While attending her mother’s funeral in 1990 in Friendsville, Pa., Ann Ziomek and other parishioners from St. Patrick’s in Owego were impressed by the meal that followed — compliments of the hosting parish, St. Francis Xavier.
“They had done that down there for years. It’s a very rural community, and when someone passes away they automatically say, ‘Well, we have a dinner,'” Ziomek said.
Inspired by that experience, St. Patrick’s instituted its own funeral-meal ministry in 1993, and it’s been going strong ever since. Originally called the Bereavement Committee, this outreach is now known as the Martha Ministry to reflect the spirit of Martha, who welcomed Jesus into her home with acts of hospitality.

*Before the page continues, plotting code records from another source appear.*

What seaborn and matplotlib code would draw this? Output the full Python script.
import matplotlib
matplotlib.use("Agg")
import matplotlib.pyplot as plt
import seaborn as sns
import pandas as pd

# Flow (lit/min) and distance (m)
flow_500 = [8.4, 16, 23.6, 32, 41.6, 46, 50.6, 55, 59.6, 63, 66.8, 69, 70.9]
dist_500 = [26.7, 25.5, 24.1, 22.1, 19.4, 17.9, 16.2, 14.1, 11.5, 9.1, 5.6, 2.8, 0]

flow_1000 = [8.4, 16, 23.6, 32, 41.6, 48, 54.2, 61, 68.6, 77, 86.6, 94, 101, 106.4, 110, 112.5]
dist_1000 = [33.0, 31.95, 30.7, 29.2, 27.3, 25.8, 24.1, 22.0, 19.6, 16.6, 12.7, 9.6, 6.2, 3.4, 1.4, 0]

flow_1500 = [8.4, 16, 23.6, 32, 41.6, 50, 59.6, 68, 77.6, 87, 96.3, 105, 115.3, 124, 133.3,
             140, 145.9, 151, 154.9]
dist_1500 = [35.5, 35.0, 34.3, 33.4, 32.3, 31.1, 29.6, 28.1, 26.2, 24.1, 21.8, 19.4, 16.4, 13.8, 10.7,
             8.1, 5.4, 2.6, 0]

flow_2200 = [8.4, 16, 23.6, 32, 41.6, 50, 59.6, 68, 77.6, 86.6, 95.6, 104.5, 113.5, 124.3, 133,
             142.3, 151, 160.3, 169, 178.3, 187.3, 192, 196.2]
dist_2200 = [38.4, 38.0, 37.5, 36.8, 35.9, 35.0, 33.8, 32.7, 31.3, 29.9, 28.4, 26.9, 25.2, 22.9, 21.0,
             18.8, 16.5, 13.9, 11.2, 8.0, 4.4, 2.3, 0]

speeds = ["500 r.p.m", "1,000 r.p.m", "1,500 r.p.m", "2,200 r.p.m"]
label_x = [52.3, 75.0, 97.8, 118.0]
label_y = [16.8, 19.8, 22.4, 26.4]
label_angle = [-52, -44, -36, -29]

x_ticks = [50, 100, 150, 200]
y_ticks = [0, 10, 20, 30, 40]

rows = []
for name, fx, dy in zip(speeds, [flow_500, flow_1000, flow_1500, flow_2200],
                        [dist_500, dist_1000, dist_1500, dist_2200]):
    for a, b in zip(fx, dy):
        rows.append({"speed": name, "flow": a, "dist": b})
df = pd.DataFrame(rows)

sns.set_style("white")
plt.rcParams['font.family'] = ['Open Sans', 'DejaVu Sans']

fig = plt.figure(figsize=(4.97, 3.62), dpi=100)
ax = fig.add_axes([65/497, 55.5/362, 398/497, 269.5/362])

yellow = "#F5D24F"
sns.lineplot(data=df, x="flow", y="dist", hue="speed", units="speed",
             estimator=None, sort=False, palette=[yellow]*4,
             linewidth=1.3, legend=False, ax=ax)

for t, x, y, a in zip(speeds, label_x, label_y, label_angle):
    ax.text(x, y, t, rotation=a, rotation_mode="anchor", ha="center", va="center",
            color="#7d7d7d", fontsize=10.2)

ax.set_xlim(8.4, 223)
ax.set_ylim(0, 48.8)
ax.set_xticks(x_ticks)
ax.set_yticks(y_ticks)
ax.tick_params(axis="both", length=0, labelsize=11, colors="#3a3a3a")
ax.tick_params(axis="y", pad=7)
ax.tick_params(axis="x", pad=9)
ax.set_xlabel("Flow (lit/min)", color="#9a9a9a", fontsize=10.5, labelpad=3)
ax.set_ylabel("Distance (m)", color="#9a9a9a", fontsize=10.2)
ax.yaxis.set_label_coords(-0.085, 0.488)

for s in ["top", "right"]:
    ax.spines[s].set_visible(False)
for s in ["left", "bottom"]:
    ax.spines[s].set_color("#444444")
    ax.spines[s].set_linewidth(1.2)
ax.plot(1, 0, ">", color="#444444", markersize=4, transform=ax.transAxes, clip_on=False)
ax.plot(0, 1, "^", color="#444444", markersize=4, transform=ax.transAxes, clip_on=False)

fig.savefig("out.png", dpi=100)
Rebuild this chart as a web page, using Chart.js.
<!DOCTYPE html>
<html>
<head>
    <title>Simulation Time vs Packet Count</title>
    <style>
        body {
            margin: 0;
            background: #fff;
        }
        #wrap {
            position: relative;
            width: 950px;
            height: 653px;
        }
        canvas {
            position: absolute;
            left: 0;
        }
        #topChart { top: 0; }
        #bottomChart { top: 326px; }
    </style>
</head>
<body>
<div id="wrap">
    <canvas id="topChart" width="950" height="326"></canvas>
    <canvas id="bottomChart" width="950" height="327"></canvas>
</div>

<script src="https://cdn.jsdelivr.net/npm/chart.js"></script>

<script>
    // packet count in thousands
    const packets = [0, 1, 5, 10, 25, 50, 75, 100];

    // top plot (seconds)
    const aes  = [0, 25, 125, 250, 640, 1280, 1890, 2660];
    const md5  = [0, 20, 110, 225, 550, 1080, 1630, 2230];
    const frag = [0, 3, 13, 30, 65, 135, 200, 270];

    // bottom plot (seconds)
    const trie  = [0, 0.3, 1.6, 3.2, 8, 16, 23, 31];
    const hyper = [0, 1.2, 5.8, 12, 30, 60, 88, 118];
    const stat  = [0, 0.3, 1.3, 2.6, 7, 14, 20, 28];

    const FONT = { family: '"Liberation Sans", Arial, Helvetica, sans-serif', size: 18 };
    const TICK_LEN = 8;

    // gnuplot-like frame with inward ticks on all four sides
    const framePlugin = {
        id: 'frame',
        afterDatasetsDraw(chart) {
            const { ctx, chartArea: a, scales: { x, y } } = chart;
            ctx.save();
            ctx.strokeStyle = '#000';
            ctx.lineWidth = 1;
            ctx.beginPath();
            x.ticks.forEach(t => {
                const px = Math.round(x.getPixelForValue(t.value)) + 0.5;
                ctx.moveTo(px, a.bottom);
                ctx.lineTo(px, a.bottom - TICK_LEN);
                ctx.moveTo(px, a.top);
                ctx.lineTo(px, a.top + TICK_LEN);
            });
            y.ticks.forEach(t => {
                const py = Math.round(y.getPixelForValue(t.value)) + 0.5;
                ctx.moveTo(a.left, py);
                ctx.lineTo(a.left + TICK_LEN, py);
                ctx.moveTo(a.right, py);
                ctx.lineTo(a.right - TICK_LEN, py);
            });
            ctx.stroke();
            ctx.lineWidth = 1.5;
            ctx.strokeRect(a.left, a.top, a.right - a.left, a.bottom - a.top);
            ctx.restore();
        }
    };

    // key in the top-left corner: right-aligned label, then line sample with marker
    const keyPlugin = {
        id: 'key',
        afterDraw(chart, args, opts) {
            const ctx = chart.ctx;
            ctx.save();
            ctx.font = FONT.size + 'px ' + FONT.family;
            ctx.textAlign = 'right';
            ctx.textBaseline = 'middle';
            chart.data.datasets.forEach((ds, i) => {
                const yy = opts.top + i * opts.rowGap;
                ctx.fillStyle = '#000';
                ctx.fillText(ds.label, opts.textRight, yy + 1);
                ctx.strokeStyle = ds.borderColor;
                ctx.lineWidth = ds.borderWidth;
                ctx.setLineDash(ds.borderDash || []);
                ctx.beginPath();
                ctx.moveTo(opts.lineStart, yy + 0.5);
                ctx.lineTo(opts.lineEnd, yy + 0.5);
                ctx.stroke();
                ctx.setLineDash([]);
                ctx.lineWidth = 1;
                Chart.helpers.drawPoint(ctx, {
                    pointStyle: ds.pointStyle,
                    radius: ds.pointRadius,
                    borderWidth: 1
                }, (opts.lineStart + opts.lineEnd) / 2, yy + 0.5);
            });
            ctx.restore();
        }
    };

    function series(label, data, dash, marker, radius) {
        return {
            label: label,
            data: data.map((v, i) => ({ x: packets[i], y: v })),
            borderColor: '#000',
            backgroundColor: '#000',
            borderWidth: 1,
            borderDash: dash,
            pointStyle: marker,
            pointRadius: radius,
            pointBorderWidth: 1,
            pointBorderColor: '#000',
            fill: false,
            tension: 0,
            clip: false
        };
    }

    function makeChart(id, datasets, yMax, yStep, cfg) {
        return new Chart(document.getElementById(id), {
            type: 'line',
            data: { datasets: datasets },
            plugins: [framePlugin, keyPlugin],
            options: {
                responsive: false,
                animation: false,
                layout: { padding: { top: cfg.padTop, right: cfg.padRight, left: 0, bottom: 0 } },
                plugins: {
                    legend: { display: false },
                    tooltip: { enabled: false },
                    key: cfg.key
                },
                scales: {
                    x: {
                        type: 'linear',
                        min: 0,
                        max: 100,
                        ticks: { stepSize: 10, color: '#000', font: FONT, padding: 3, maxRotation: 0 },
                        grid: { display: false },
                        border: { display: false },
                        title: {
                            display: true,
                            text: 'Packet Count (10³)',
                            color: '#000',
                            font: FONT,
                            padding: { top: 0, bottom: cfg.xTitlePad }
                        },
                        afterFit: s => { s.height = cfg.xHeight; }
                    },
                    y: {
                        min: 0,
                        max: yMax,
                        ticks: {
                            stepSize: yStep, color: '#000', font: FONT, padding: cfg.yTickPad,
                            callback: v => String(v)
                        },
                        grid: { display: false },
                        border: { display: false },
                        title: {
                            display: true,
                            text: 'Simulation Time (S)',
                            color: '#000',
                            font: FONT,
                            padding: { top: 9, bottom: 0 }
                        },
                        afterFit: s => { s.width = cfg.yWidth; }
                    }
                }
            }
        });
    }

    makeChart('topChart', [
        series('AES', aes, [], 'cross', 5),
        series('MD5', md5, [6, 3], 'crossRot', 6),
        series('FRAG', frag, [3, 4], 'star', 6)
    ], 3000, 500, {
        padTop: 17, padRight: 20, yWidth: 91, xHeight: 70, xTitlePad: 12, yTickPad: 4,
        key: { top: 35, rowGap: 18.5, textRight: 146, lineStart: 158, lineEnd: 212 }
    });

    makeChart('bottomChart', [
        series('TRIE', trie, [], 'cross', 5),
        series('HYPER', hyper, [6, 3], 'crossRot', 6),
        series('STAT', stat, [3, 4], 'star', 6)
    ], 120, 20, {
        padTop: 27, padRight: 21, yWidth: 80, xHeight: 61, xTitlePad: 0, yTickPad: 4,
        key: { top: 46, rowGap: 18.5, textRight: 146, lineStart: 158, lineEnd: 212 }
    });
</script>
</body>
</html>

The Owego group offers to make lunch for any funeral held at St. Patrick’s Church. According to Mary Rose Eschler, Martha Ministry chairperson, six luncheons had been served in 2005 through early June.
Volunteers usually prepare a ham meal “unless a family prefers something else. One family wanted Polish sausage, which was fine,” Eschler said with a laugh. Organizers gauge the amount of food needed from attendance estimates by the bereaved family. It’s a potentially tricky situation since funerals are generally scheduled only two or three days in advance.

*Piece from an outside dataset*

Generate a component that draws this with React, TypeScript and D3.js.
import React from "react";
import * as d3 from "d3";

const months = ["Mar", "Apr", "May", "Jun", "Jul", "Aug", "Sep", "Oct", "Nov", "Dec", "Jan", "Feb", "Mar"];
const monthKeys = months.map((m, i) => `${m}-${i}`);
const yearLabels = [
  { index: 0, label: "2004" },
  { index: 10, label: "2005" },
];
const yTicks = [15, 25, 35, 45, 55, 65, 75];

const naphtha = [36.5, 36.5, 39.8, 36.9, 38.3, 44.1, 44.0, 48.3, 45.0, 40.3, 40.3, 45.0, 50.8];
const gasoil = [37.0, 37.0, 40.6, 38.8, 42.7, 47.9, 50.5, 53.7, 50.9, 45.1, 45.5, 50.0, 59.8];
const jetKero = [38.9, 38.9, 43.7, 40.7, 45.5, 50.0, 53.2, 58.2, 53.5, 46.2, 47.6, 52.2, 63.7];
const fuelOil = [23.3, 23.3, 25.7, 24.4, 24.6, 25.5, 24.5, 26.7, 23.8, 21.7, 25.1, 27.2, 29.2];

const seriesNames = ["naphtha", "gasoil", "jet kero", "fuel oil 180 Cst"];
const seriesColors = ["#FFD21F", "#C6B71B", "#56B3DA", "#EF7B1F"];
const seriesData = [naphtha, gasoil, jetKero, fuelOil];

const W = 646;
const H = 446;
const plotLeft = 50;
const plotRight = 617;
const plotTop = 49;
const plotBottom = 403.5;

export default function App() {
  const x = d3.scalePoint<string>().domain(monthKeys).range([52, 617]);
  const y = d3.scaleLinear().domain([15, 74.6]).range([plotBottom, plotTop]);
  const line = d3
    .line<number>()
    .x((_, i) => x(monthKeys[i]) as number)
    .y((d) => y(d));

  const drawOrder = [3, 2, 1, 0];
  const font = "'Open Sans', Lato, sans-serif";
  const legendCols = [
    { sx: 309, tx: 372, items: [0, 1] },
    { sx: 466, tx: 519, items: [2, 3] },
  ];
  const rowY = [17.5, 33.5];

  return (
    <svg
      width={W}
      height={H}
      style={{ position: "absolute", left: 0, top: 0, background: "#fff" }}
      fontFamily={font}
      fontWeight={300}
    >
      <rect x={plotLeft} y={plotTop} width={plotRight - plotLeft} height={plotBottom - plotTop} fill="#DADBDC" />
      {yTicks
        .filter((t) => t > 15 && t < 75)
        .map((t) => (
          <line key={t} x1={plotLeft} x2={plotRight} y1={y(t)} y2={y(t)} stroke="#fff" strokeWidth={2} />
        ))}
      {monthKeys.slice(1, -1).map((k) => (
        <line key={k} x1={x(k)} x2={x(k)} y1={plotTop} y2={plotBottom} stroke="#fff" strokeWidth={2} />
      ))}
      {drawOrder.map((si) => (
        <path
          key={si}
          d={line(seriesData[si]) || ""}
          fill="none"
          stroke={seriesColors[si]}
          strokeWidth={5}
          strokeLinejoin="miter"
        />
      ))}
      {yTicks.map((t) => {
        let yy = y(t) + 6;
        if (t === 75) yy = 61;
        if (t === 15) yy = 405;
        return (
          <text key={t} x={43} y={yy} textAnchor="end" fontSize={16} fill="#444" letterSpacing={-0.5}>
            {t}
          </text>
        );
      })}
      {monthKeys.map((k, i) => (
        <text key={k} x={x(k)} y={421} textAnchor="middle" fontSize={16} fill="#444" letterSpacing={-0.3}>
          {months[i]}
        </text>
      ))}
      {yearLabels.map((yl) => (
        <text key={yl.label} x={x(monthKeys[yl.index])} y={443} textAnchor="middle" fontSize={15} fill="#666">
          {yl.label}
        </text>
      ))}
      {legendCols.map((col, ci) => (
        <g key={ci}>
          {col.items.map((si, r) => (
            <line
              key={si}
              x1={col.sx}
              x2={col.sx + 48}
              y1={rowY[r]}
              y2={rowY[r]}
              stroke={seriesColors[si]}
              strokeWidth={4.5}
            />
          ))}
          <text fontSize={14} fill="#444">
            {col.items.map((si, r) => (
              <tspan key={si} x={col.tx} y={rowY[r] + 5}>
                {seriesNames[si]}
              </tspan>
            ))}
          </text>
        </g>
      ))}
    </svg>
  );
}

“Somehow or other, we pull it off. We’ve had as few as 17 at a luncheon and as much as 150,” said Ziomek, who serves as a Martha Ministry co-chair.

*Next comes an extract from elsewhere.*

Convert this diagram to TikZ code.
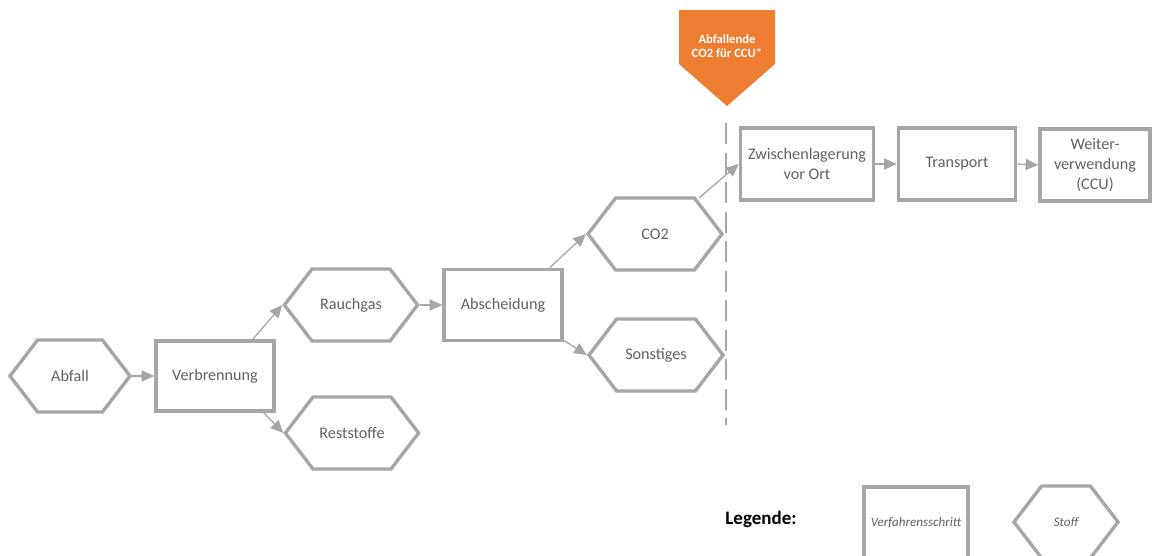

Eschler said the operation runs quite smoothly, thanks to an existing list of approximately 40 parishioners available for cooking the ham and preparing other dishes. Volunteers also come in on the day of the luncheon to do set up, serving and clean up.
“The people we call are very enthused,” Eschler said. “I don’t hear people saying, ‘I’m too tired to do that.’ As far as giving excuses, no. They’re very good about it. And they come through with wonderful dishes; the family is always very grateful.”
“They’re thrilled to have this done and taken care of for them,” Ziomek agreed. “They always have very favorable comments, and are actually amazed at the quantity and quality of the food.”
Ziomek noted that even though no fee is sought — the parish always offers to cover expenses — most families end up making free-will donations that more than offset the costs. This is a good indicator of how deeply the Martha Ministry is appreciated.
“I tell you, they think it’s wonderful. We do make them feel at home. They can stay in the church hall as long as they want to visit; they’re welcome to stay,” Eschler said.
According to Father William Moorby, bereavement luncheons are offered at all six Blessed Trinity/St. Patrick’s worship sites for which he is pastor. Martha Ministry organizers said St. Patrick’s gets the most traffic because it has the largest parish population, and that the St. Patrick’s hall is also used for funeral luncheons involving smaller Blessed Trinity/St. Patrick worship sites.
The St. Patrick’s ministry was led for several years by parishioner Sue Munroe. Whereas Ziomek and Eschler have been with the outreach since it began, Sue Ballard came on board in 2002 after being a recipient of Martha Ministry when her mother died two years earlier.
“It was a big funeral. It was just a wonderful thing, you know, not to even think about having to pour somebody a cup of coffee. They were right there to do it,” recalled Ballard, who is the other Martha Ministry co-chair.
Ziomek said it’s often through personal experience, such as Ballard’s, that volunteers appreciate the meaningfulness of this ministry.
“I think every one of us on the committee has been through this. Once you have, you certainly realize the importance of having someone take care of these details when you’re already involved with everything else with the passing of a loved one,” Ziomek said. “If (the committee) can do this for the family, it starts the healing process.”